The calibration of the Dawn Framing Camera improves significantly when considering the in-flight calibration measurements obtained after 2017 and the stray-light laboratory experiments using the spare cameras. Moreover, our measurements and computations confirm that the in-field stray light has a major influence on the radiometric accuracy and radiometric uniformity of the image plane. We presented a rigorous analysis of the in-field stray-light sources and implemented a scene-dependent correction method. This procedure, together with the revised radiometric factors and the revised flat correction, enables high radiometric accuracies of the FC data. Especially the uncertainties of the colour data of Vesta and Ceres improve (Fig. 23), leading to a good agreement between ground-based and in-flight measurements. The illuminated field of view and the caused stray light has no measurable effect anymore on the reflectance data due to the effective ghost removal.

Fig. 23

Nearly global average spectra of Ceres based on HAMO data compared to a ground-based spectrum of the SMASS program (Binzel et al. 2001). The dashed spectrum (red) is derived by using the 2012 calibration, while the solid spectrum (blue) is based on the current calibration. Error bars were determined by performing repeated measurements of the same Cerean surface areas at different times (Nathues et al. 2022)

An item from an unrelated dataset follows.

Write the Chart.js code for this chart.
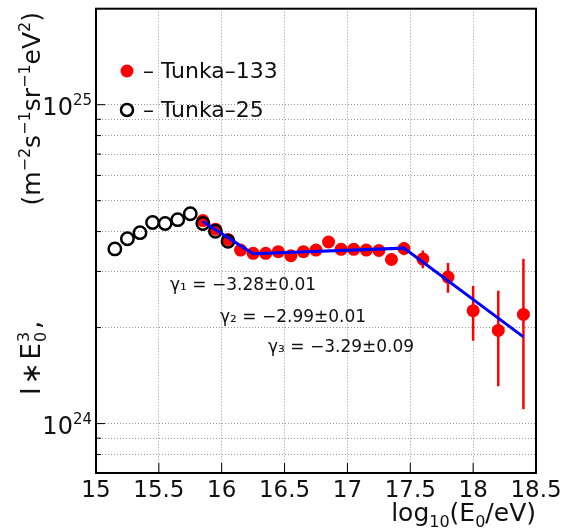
<!DOCTYPE html>
<html>
<head>
<meta charset="utf-8">
<script src="https://cdn.jsdelivr.net/npm/chart.js@4/dist/chart.umd.min.js"></script>
<style>
  html, body { margin: 0; padding: 0; background: #fff; }
  #wrap { width: 567px; height: 530px; }
</style>
</head>
<body>
<div id="wrap"><canvas id="spectrum" width="567" height="530"></canvas></div>
<script>
// flux values are in units of 1e24 m^-2 s^-1 sr^-1 eV^2
var UNIT = 1e24;

// Tunka-25
var energyT25 = [15.15, 15.25, 15.35, 15.45, 15.55, 15.65, 15.75, 15.85, 15.95, 16.05];
var fluxT25 = [3.53, 3.80, 3.97, 4.27, 4.24, 4.36, 4.55, 4.24, 4.01, 3.73];

// Tunka-133
var energyT133 = [15.85, 15.95, 16.05, 16.15, 16.25, 16.35, 16.45, 16.55, 16.65, 16.75, 16.85,
                  16.95, 17.05, 17.15, 17.25, 17.35, 17.45, 17.6, 17.8, 18.0, 18.2, 18.4];
var fluxT133 = [4.33, 4.07, 3.78, 3.50, 3.42, 3.42, 3.46, 3.36, 3.46, 3.50, 3.71,
                3.52, 3.52, 3.50, 3.49, 3.27, 3.54, 3.28, 2.88, 2.26, 1.96, 2.20];
var errT133 = [0.03, 0.03, 0.03, 0.03, 0.03, 0.03, 0.03, 0.03, 0.03, 0.03, 0.04,
               0.04, 0.05, 0.05, 0.06, 0.12, 0.17, 0.21, 0.31, 0.44, 0.65, 1.09];

// broken power-law fit (three slopes)
var fitEnergy = [15.85, 16.25, 17.45, 18.4];
var fitFlux = [4.30, 3.41, 3.55, 1.87];
var fitLabels = ['γ₁ = −3.28±0.01', 'γ₂ = −2.99±0.01', 'γ₃ = −3.29±0.09'];

// axis ticks
var xTicks = [15, 15.5, 16, 16.5, 17, 17.5, 18, 18.5];
var yGrid = [0.7, 0.8, 0.9, 1, 2, 3, 4, 5, 6, 7, 8, 9, 10, 20];
var yLabelled = [1, 10];

var FONT = 'DejaVu Sans';

function pts(xs, ys) {
  return xs.map(function (x, i) { return { x: x, y: ys[i] * UNIT }; });
}

// text pieces with sub/superscripts, laid out from a baseline point
function richWidth(ctx, parts, size) {
  var w = 0;
  parts.forEach(function (p) {
    if (p.stack) {
      ctx.font = Math.round(size * 0.62) + 'px "' + FONT + '"';
      w += Math.max(ctx.measureText(p.stack[0]).width, ctx.measureText(p.stack[1]).width) + (p.gap || 1);
    } else {
      ctx.font = (p.s ? Math.round(size * 0.62) : size) + 'px "' + FONT + '"';
      w += ctx.measureText(p.t).width + (p.gap || 0);
    }
  });
  return w;
}
function drawRich(ctx, parts, x, y, size) {
  var small = Math.round(size * 0.62);
  parts.forEach(function (p) {
    if (p.stack) {
      ctx.font = small + 'px "' + FONT + '"';
      ctx.fillText(p.stack[0], x, y - size * 0.42);
      ctx.fillText(p.stack[1], x, y + size * 0.22);
      x += Math.max(ctx.measureText(p.stack[0]).width, ctx.measureText(p.stack[1]).width) + (p.gap || 1);
      return;
    }
    var dy = 0;
    if (p.s === 'sup') dy = -size * 0.42;
    if (p.s === 'sub') dy = size * 0.22;
    ctx.font = (p.s ? small : size) + 'px "' + FONT + '"';
    ctx.fillText(p.t, x, y + dy);
    x += ctx.measureText(p.t).width + (p.gap || 0);
  });
}

var decorations = {
  id: 'decorations',
  beforeDatasetsDraw: function (chart) {
    // error bars of Tunka-133
    var ctx = chart.ctx, xs = chart.scales.x, ys = chart.scales.y, a = chart.chartArea;
    ctx.save();
    ctx.beginPath();
    ctx.rect(a.left, a.top, a.right - a.left, a.bottom - a.top);
    ctx.clip();
    ctx.strokeStyle = '#ff0000';
    ctx.lineWidth = 2.5;
    energyT133.forEach(function (e, i) {
      var px = xs.getPixelForValue(e);
      ctx.beginPath();
      ctx.moveTo(px, ys.getPixelForValue((fluxT133[i] + errT133[i]) * UNIT));
      ctx.lineTo(px, ys.getPixelForValue((fluxT133[i] - errT133[i]) * UNIT));
      ctx.stroke();
    });
    ctx.restore();
  },
  afterDraw: function (chart) {
    var ctx = chart.ctx, a = chart.chartArea, xs = chart.scales.x, ys = chart.scales.y;
    ctx.save();
    ctx.fillStyle = '#111';
    ctx.strokeStyle = '#000';

    // frame
    ctx.lineWidth = 2;
    ctx.strokeRect(a.left, a.top, a.right - a.left, a.bottom - a.top);

    // inner tick marks
    ctx.lineWidth = 1;
    ctx.beginPath();
    xTicks.forEach(function (v) {
      var px = xs.getPixelForValue(v);
      ctx.moveTo(px, a.bottom); ctx.lineTo(px, a.bottom - 10);
    });
    yGrid.forEach(function (v) {
      var py = ys.getPixelForValue(v * UNIT);
      var len = yLabelled.indexOf(v) >= 0 ? 9 : 5;
      ctx.moveTo(a.left, py); ctx.lineTo(a.left + len, py);
    });
    ctx.stroke();

    // y tick labels 10^n
    ctx.textBaseline = 'alphabetic';
    yLabelled.forEach(function (v) {
      var py = ys.getPixelForValue(v * UNIT);
      var exp = String(Math.round(Math.log10(v * UNIT)));
      var parts = [{ t: '10' }, { t: exp, s: 'sup' }];
      var w = richWidth(ctx, parts, 24);
      drawRich(ctx, parts, 92 - w, py + 10, 24);
    });

    // x axis title
    var xt = [{ t: 'log' }, { t: '10', s: 'sub' }, { t: '(E' }, { t: '0', s: 'sub' }, { t: '/eV)' }];
    var xw = richWidth(ctx, xt, 25);
    drawRich(ctx, xt, a.right - xw, 521, 25);

    // y axis title, rotated
    ctx.save();
    ctx.translate(40, 395);
    ctx.rotate(-Math.PI / 2);
    drawRich(ctx, [{ t: 'I', gap: 3 }, { t: '∗', gap: 3 }, { t: 'E', gap: 1 }, { stack: ['3', '0'], gap: 3 }, { t: ',' }], 0, 0, 26);
    var yt = [{ t: '(m' }, { t: '−2', s: 'sup' }, { t: 's' }, { t: '−1', s: 'sup' },
              { t: 'sr' }, { t: '−1', s: 'sup' }, { t: 'eV' }, { t: '2', s: 'sup' }, { t: ')' }];
    var yw = richWidth(ctx, yt, 25);
    drawRich(ctx, yt, 395 - 12 - yw, 0, 25);
    ctx.restore();

    // legend
    ctx.font = '22px "' + FONT + '"';
    ctx.textBaseline = 'middle';
    ctx.beginPath();
    ctx.arc(127, 71, 6.5, 0, Math.PI * 2);
    ctx.fillStyle = '#ff0000';
    ctx.fill();
    ctx.beginPath();
    ctx.arc(127, 110, 6, 0, Math.PI * 2);
    ctx.lineWidth = 2.5;
    ctx.stroke();
    ctx.fillStyle = '#111';
    ctx.fillText('– Tunka–133', 143, 72);
    ctx.fillText('– Tunka–25', 143, 111);

    // fitted slopes
    ctx.font = '17px "' + FONT + '"';
    ctx.fillText(fitLabels[0], 170, 286);
    ctx.fillText(fitLabels[1], 220, 318);
    ctx.fillText(fitLabels[2], 268, 348);
    ctx.restore();
  }
};

var ctx = document.getElementById('spectrum').getContext('2d');
var gridStyle = { color: 'rgba(0,0,0,0.4)', lineWidth: 1, drawTicks: false };
var chart = new Chart(ctx, {
  type: 'scatter',
  data: {
    datasets: [{
      label: 'fit',
      type: 'line',
      data: pts(fitEnergy, fitFlux),
      borderColor: '#0000ff',
      borderWidth: 3,
      pointRadius: 0,
      fill: false,
      tension: 0,
      order: 0
    }, {
      label: 'Tunka-25',
      data: pts(energyT25, fluxT25),
      pointStyle: 'circle',
      pointRadius: 6.2,
      borderWidth: 2.5,
      borderColor: '#000',
      backgroundColor: 'rgba(0,0,0,0)',
      order: 1
    }, {
      label: 'Tunka-133',
      data: pts(energyT133, fluxT133),
      pointStyle: 'circle',
      pointRadius: 6.5,
      borderWidth: 0,
      backgroundColor: '#ff0000',
      order: 2
    }]
  },
  options: {
    responsive: false,
    animation: false,
    devicePixelRatio: 1,
    layout: { padding: { left: 0, right: 31, top: 6, bottom: 0 } },
    plugins: { legend: { display: false }, tooltip: { enabled: false } },
    scales: {
      x: {
        type: 'linear',
        min: 15,
        max: 18.5,
        grid: gridStyle,
        border: { display: false, dash: [1, 2] },
        afterBuildTicks: function (s) { s.ticks = xTicks.map(function (v) { return { value: v }; }); },
        afterFit: function (s) { s.height = 57; },
        ticks: {
          color: '#111',
          padding: 4,
          maxRotation: 0,
          autoSkip: false,
          font: { family: FONT, size: 23 },
          callback: function (v) { return String(v); }
        }
      },
      y: {
        type: 'logarithmic',
        min: 0.7 * UNIT,
        max: 20 * UNIT,
        grid: gridStyle,
        border: { display: false, dash: [1, 2] },
        afterBuildTicks: function (s) { s.ticks = yGrid.map(function (v) { return { value: v * UNIT }; }); },
        afterFit: function (s) { s.width = 96; },
        ticks: { display: false }
      }
    }
  },
  plugins: [decorations]
});
</script>
</body>
</html>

The newly calibrated level 1c image data also enable enhancements of all colour cubes of Vesta and Ceres due to the improved full-field radiometric homogeneity of the input data. With these stray-light corrected level 1c images, the seams in the mosaics weaken, and thus, higher-intensity mosaic stretching is possible (Fig. 24).

Fig. 24

Global Ceres false-colour mosaic (RGB) computed using HAMO orbit FC colour data (Nathues et al. 2022)

In summary, the revised calibration of Dawn Framing Camera images leads to distinct improvements in the colour data of Vesta and Ceres, while improvements in the clear filter imagery, as expected, are minor. Thus, for any in-depth analysis of FC colour data, the use of level 1c data instead of level 1b data is strongly recommended.